Background: Aldosterone has long been known to control water and electrolyte balance by acting on mineralocorticoid receptors in kidney. However, recent studies identified these classic receptors also in the vascular system. Indeed, aldosterone alters structure and function of human endothelium. We applied nanotechniques to detect these changes.
Methods: Experiments were performed in cultured monolayers of human umbilical vein endothelial cells (HUVECs). Ten nanomoles per liter aldosterone or solvent (control) was added to the culture medium for 72 hours. Atomic force microscopy (AFM) was used as a nanotool that physically interacts with the cell surface. In the monolayer we measured cell volume, apical cell surface, and cell stiffness.

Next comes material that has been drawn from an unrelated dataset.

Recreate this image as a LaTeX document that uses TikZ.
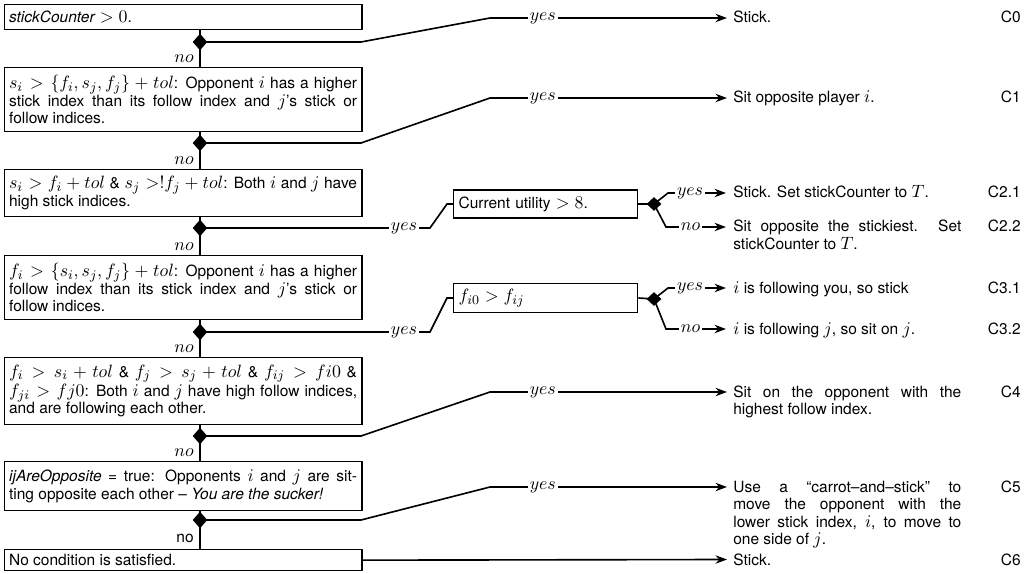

Results: Volume, apical surface area, and stiffness of individual cells increased in response to aldosterone by 18% (P < 0.05), 64% (P < 0.001), and 78% (P < 0.01), respectively. Imaging of the cell-to-cell contacts disclosed gaps in response to aldosterone. Furthermore, underneath the monolayer we detected an aldosterone-induced increase of protein deposition by 58% (P < 0.001).
Conclusion: Aldosterone remodels human endothelium in vitro. Cells increase in size and stiffness. Protein leakage through intercellular gaps could be caused by the increased apical membrane tension. The increase in cell rigidity could trigger endothelial dysfunction observed in hyperaldosteronism.